Enfin, la majorité des IA actuellement déployées sont conçues par des entreprises privées, souvent anglo-américaines, avec leurs propres référentiels économiques et culturels. Elles sont entraînées sur des données massives dont l’origine, les biais et l’utilisation posent de graves questions démocratiques.

Qui contrôle ces outils ? Où vont les données ? Quelles valeurs véhiculent-elles ? Laisser ces technologies structurer le travail, l’information et la décision publique sans cadre strict serait une abdication politique. La protection des données, la lutte contre les biais algorithmiques et la souveraineté numérique doivent être au cœur de toute stratégie sur l’IA.

Gouverner la révolution ou en subir les conséquences

La révolution amorcée avec l’IA générative n’est ni bonne ni mauvaise en soi. Elle est puissante. Et comme toute puissance, elle exige d’être gouvernée. Plans de formation massifs, anticipation des destructions d’emplois, reconversion accompagnée, régulation environnementale, protection des données, contrôle démocratique : tout cela ne relève pas de l’optionnel.

Si les gouvernants continuent de regarder ailleurs, le scénario est connu : destructions d’emplois rapides, creusement des inégalités, tensions sociales, rejet de la technologie elle-même.

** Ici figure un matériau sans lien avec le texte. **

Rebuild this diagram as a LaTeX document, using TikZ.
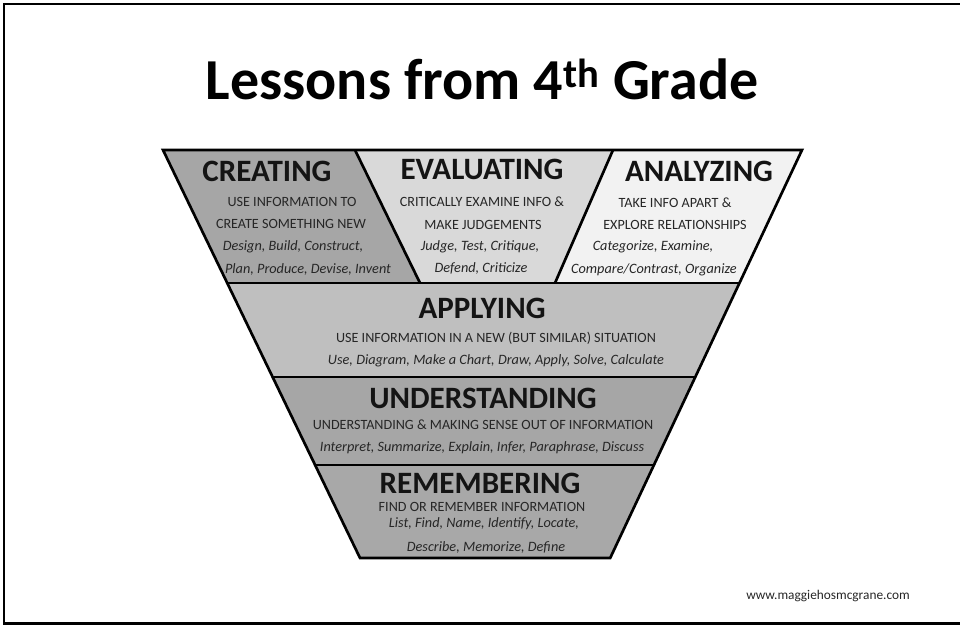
\documentclass[tikz,border=0pt]{standalone}
\usepackage{fontspec}
\setmainfont{Carlito}
\definecolor{cre}{HTML}{A6A6A6}
\definecolor{eva}{HTML}{D9D9D9}
\definecolor{ana}{HTML}{F2F2F2}
\definecolor{app}{HTML}{BFBFBF}
\definecolor{und}{HTML}{A6A6A6}
\definecolor{rem}{HTML}{A8A8A8}
\begin{document}
\begin{tikzpicture}[x=0.75pt,y=-0.75pt,
  lvl/.style={font=\bfseries\fontsize{23.3}{25}\selectfont, anchor=base, inner sep=0pt, text=black!92},
  sub/.style={font=\fontsize{10.6}{12}\selectfont, anchor=base, inner sep=0pt, text=black!85},
  ex/.style={font=\itshape\fontsize{10.7}{12}\selectfont, anchor=base, inner sep=0pt, text=black!85},
  edgeline/.style={draw=black, line width=2pt, line join=miter}]
\useasboundingbox (0,0) rectangle (960,627);
% frame
\draw[line width=2pt] (960,4) -- (4,4) -- (4,623.5) -- (960,623.5);
% title
\node[anchor=base, inner sep=0pt, font=\bfseries\fontsize{43.5}{48}\selectfont] (title) at (482,100) {Lessons from 4\textsuperscript{th} Grade};
% coordinates
\coordinate (a1) at (163,150);
\coordinate (a2) at (355,150);
\coordinate (a3) at (613,150);
\coordinate (a4) at (802,150);
\coordinate (b1) at (227,283);
\coordinate (b2) at (420,283);
\coordinate (b3) at (555,283);
\coordinate (b4) at (739.5,283);
\coordinate (c1) at (272.6,377);
\coordinate (c2) at (695.3,377);
\coordinate (d1) at (315.1,465);
\coordinate (d2) at (654,465);
\coordinate (e1) at (360,558);
\coordinate (e2) at (610.2,558);
% fills
\fill[cre] (a1) -- (a2) -- (b2) -- (b1) -- cycle;
\fill[eva] (a2) -- (a3) -- (b3) -- (b2) -- cycle;
\fill[ana] (a3) -- (a4) -- (b4) -- (b3) -- cycle;
\fill[app] (b1) -- (b4) -- (c2) -- (c1) -- cycle;
\fill[und] (c1) -- (c2) -- (d2) -- (d1) -- cycle;
\fill[rem] (d1) -- (d2) -- (e2) -- (e1) -- cycle;
% strokes
\draw[edgeline] (a1) -- (a4) -- (e2) -- (e1) -- cycle;
\draw[edgeline] (b1) -- (b4);
\draw[edgeline] (c1) -- (c2);
\draw[edgeline] (d1) -- (d2);
\draw[edgeline] (a2) -- (b2);
\draw[edgeline] (a3) -- (b3);
% CREATING
\node[lvl] (creT) at (267,182) {CREATING};
\node[sub] (creS1) at (292,206.5) {USE INFORMATION TO};
\node[sub] (creS2) at (291,228.5) {CREATE SOMETHING NEW};
\node[ex] (creE1) at (293,251) {Design, Build, Construct,};
\node[ex] (creE2) at (308,274) {Plan, Produce, Devise, Invent};
% EVALUATING
\node[lvl] (evaT) at (482,180) {EVALUATING};
\node[sub] (evaS1) at (482,206.5) {CRITICALLY EXAMINE INFO \&};
\node[sub] (evaS2) at (483,229.5) {MAKE JUDGEMENTS};
\node[ex] (evaE1) at (480,251) {Judge, Test, Critique,};
\node[ex] (evaE2) at (481,273) {Defend, Criticize};
% ANALYZING
\node[lvl] (anaT) at (699,182) {ANALYZING};
\node[sub] (anaS1) at (675,207.5) {TAKE INFO APART \&};
\node[sub] (anaS2) at (675,229.5) {EXPLORE RELATIONSHIPS};
\node[ex] (anaE1) at (653,251) {Categorize, Examine,};
\node[ex] (anaE2) at (654,274) {Compare/Contrast, Organize};
% APPLYING
\node[lvl] (appT) at (482,318) {APPLYING};
\node[sub] (appS) at (496,342.5) {USE INFORMATION IN A NEW (BUT SIMILAR) SITUATION};
\node[ex] (appE) at (496,364) {Use, Diagram, Make a Chart, Draw, Apply, Solve, Calculate};
% UNDERSTANDING
\node[lvl] (undT) at (483,408) {UNDERSTANDING};
\node[sub] (undS) at (483,429.5) {UNDERSTANDING \& MAKING SENSE OUT OF INFORMATION};
\node[ex] (undE) at (482,451) {Interpret, Summarize, Explain, Infer, Paraphrase, Discuss};
% REMEMBERING
\node[lvl] (remT) at (480,493) {REMEMBERING};
\node[sub] (remS) at (482,511.5) {FIND OR REMEMBER INFORMATION};
\node[ex] (remE1) at (484,527) {List, Find, Name, Identify, Locate,};
\node[ex] (remE2) at (486,551) {Describe, Memorize, Define};
% url
\node[anchor=base, inner sep=0pt, font=\fontsize{10}{12}\selectfont, text=black!85] (url) at (828,599) {www.maggiehosmcgrane.com};
\end{tikzpicture}
\end{document}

Le prix politique et social serait immense.

L’IA peut être un levier d’émancipation collective. Mais à une condition : que la société reprenne la main. Maintenant.

(Illustration DR – CC)

Notes
 
1- Channel News, Amazon a annoncé la suppression de 14 000 emplois administratifs en invoquant l’impact de l’IA.
 2 – Journal du Geek, HP prévoit de supprimer entre 4 000 et 6 000 postes d’ici 2028 en lien avec l’adoption de l’IA.
 3 – Congressional Report into AI’s Impact on American Jobs (2025).